Pretrained Resnet101 nondeterministic across epochs

I’m getting different values out of the pretrained Resnet across epochs. This is how I’m initialising the CNN,

self.cnn = models.resnet101(pretrained=True)
self.trimmed_cnn = nn.Sequential(*list(self.cnn.children())[:-2])  # take off the FC and mean pool layers
for param in self.trimmed_cnn.parameters():
    param.requires_grad = False

When I evaluate img_features = self.trimmed_cnn(img) on epoch 1 of training, it’s different than when I do the same evaluation on epoch 3. I’ve made sure the input img is the same in both cases. I know that convolution layers on GPU are non-deterministic, but the output I’m getting is significantly different.

For example,

On epoch 1, if I evaluate img_features = self.trimmed_cnn(img) twice, they give the same result. This makes me think that somehow the weights of the CNN are being modified despite setting param.requires_grad = False?

Did you set the model to eval mode (model.eval())?
Usually the pre-trained models are in training mode after loading.
You can check this with model.training, which is a bool value.

Maybe some layers like BatchNorm have been updated?

@ptrblck your solution solved it …

Although I had to manually set trimmed_cnn to eval() after every evaluation since calling self.net.train() is recursive and sets trimmed_cnn to train mode.

    self.net.eval()

    # do evaluation ...

    self.net.train()
    self.net.trimmed_cnn.eval()  # this line is required... or the problem persist

Isn’t it weird BatchNorm layers are being updated if I’ve set requires_grad = False for all the layers?
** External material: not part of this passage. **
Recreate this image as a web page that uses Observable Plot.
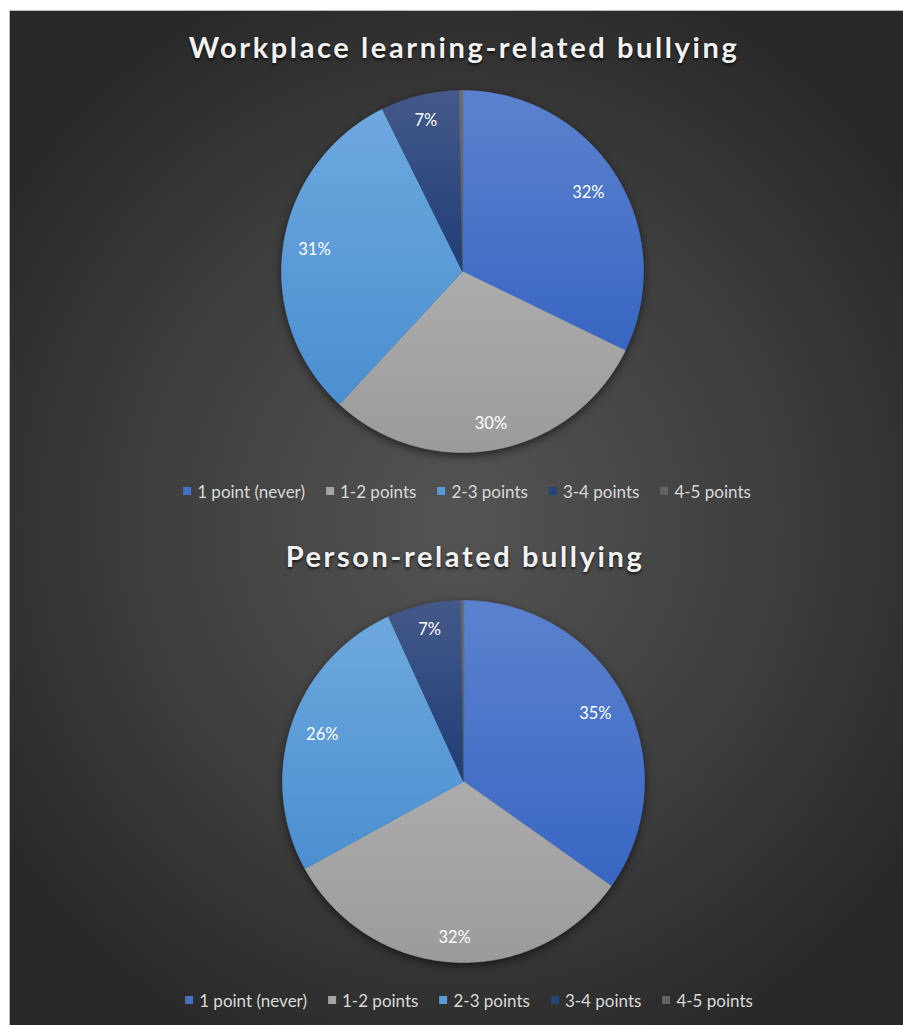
<!DOCTYPE html>
<html><head><meta charset="utf-8">
<script src="https://cdn.jsdelivr.net/npm/d3@7"></script>
<script src="https://cdn.jsdelivr.net/npm/@observablehq/plot@0.6"></script>
<style>
html,body{margin:0;padding:0;}
body{background:#fff;width:903px;height:1025px;overflow:hidden;position:relative;font-family:Lato,"Open Sans",sans-serif;}
#frame{position:absolute;left:9px;top:10px;width:900px;height:1020px;border-top:1px solid #b9b9b9;border-left:1px solid #b9b9b9;
 background:radial-gradient(ellipse 62% 58% at 50% 50%, #545454 0%, #3c3c3c 60%, #282828 100%);}
.title{position:absolute;transform:translateX(-50%);white-space:nowrap;color:#f2f2f2;font-weight:700;font-size:29px;line-height:29px;letter-spacing:2.6px;
 text-shadow:0 2px 3px rgba(0,0,0,0.7);font-family:Lato,sans-serif;}
.pie{position:absolute;}
.pie svg{overflow:visible;background:transparent;}
.pie g[aria-label="line"]{filter:drop-shadow(0 3px 4px rgba(0,0,0,0.55));}
.legend{position:absolute;transform:translateX(-50%);display:flex;white-space:nowrap;align-items:center;font-size:17px;color:#d9d9d9;line-height:17px;}
.legend .item{display:flex;align-items:center;margin-right:21px;}
.legend .item:last-child{margin-right:0;}
.legend .sw{width:8px;height:8px;margin-right:6px;}
</style>
</head><body>
<svg width="0" height="0" style="position:absolute">
 <defs>
  <linearGradient id="g0" x1="0" y1="0" x2="0" y2="1"><stop offset="0" stop-color="#5b82cf"/><stop offset="1" stop-color="#3866c2"/></linearGradient>
  <linearGradient id="g1" x1="0" y1="0" x2="0" y2="1"><stop offset="0" stop-color="#acacac"/><stop offset="1" stop-color="#9b9b9b"/></linearGradient>
  <linearGradient id="g2" x1="0" y1="0" x2="0" y2="1"><stop offset="0" stop-color="#6ea8df"/><stop offset="1" stop-color="#4a8fd0"/></linearGradient>
  <linearGradient id="g3" x1="0" y1="0" x2="0" y2="1"><stop offset="0" stop-color="#44598a"/><stop offset="1" stop-color="#1f3d74"/></linearGradient>
  <linearGradient id="g4" x1="0" y1="0" x2="0" y2="1"><stop offset="0" stop-color="#6c6c6c"/><stop offset="1" stop-color="#5a5a5a"/></linearGradient>
 </defs>
</svg>
<div id="frame"></div>
<script>
// ---- data ----
const categories = ["1 point (never)", "1-2 points", "2-3 points", "3-4 points", "4-5 points"];
const workplaceValues = [32.2, 29.7, 30.8, 7.0, 0.3];
const personValues = [34.8, 32.2, 26.2, 6.6, 0.2];
const titles = ["Workplace learning-related bullying", "Person-related bullying"];

// ---- styles ----
const legendColors = ["#4472c4", "#a5a5a5", "#5b9bd5", "#264478", "#636363"];
const sliceFills = ["url(#g0)", "url(#g1)", "url(#g2)", "url(#g3)", "url(#g4)"];

const R = 181; // px per data unit (pie radius)

function pieChart(values) {
  const arcs = d3.pie().sort(null).value(d => d.v).startAngle(0).endAngle(2 * Math.PI)(
    values.map((v, i) => ({cat: categories[i], v}))
  );
  const total = d3.sum(values);
  const pts = [];
  const labels = [];
  for (const a of arcs) {
    const cat = a.data.cat;
    pts.push({cat, x: 0, y: 0});
    const n = Math.max(2, Math.ceil((a.endAngle - a.startAngle) / (Math.PI / 360)));
    for (let k = 0; k <= n; k++) {
      const t = a.startAngle + (a.endAngle - a.startAngle) * k / n;
      pts.push({cat, x: Math.sin(t), y: Math.cos(t)});
    }
    const pct = Math.round(a.data.v / total * 100);
    if (pct >= 1) {
      const text = pct + "%";
      const mid = (a.startAngle + a.endAngle) / 2;
      const ux = Math.sin(mid), uy = Math.cos(mid);
      const w = text.length * 9.6, h = 16;
      const ext = Math.abs(ux) * w / 2 + Math.abs(uy) * h / 2;
      const d = (R - 16 - ext) / R;
      labels.push({text, x: ux * d, y: uy * d});
    }
  }
  return Plot.plot({
    width: 2 * R + 10, height: 2 * R + 10, margin: 5,
    x: {domain: [-1, 1], axis: null},
    y: {domain: [-1, 1], axis: null},
    color: {domain: categories, range: sliceFills},
    style: {background: "transparent", overflow: "visible"},
    marks: [
      Plot.line(pts, {x: "x", y: "y", z: "cat", fill: "cat", stroke: "cat", strokeWidth: 0.6, curve: "linear-closed"}),
      Plot.text(labels, {x: "x", y: "y", text: "text", fill: "#ffffff", fontSize: 16.5, fontFamily: "Lato, sans-serif"})
    ]
  });
}

function addTitle(text, cx, top) {
  const el = document.createElement("div");
  el.className = "title";
  el.textContent = text;
  el.style.left = cx + "px";
  el.style.top = top + "px";
  document.body.appendChild(el);
}
function addPie(values, cx, cy) {
  const wrap = document.createElement("div");
  wrap.className = "pie";
  wrap.style.left = (cx - R - 5) + "px";
  wrap.style.top = (cy - R - 5) + "px";
  wrap.appendChild(pieChart(values));
  document.body.appendChild(wrap);
}
function addLegend(cx, cy) {
  const el = document.createElement("div");
  el.className = "legend";
  el.style.left = cx + "px";
  el.style.top = (cy - 8.5) + "px";
  categories.forEach((c, i) => {
    const it = document.createElement("div");
    it.className = "item";
    const sw = document.createElement("span");
    sw.className = "sw";
    sw.style.background = legendColors[i];
    const tx = document.createElement("span");
    tx.textContent = c;
    it.appendChild(sw); it.appendChild(tx);
    el.appendChild(it);
  });
  document.body.appendChild(el);
}

addTitle(titles[0], 464, 32);
addPie(workplaceValues, 462, 271);
addLegend(467, 491);
addTitle(titles[1], 465, 541);
addPie(personValues, 463, 781);
addLegend(469, 1000);
</script>
</body></html>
Glad you solved it! :slight_smile:

Well, the weigths and bias are not updated (gamma and beta in the paper), but the running mean and variance.
These do not require gradients but only samples. :wink:

That makes sense thanks! Although it’s a bit strange I didn’t come across anyone mentioning this problem on other forum posts. Seems important if you want to work with a frozen, pretrained CNN.

We DO want to keep the running mean and variances frozen after initialisation right? i.e. this is the correct way to use a pretrain Resnet? They should be set to desirable values from the Resnet’s pretraining?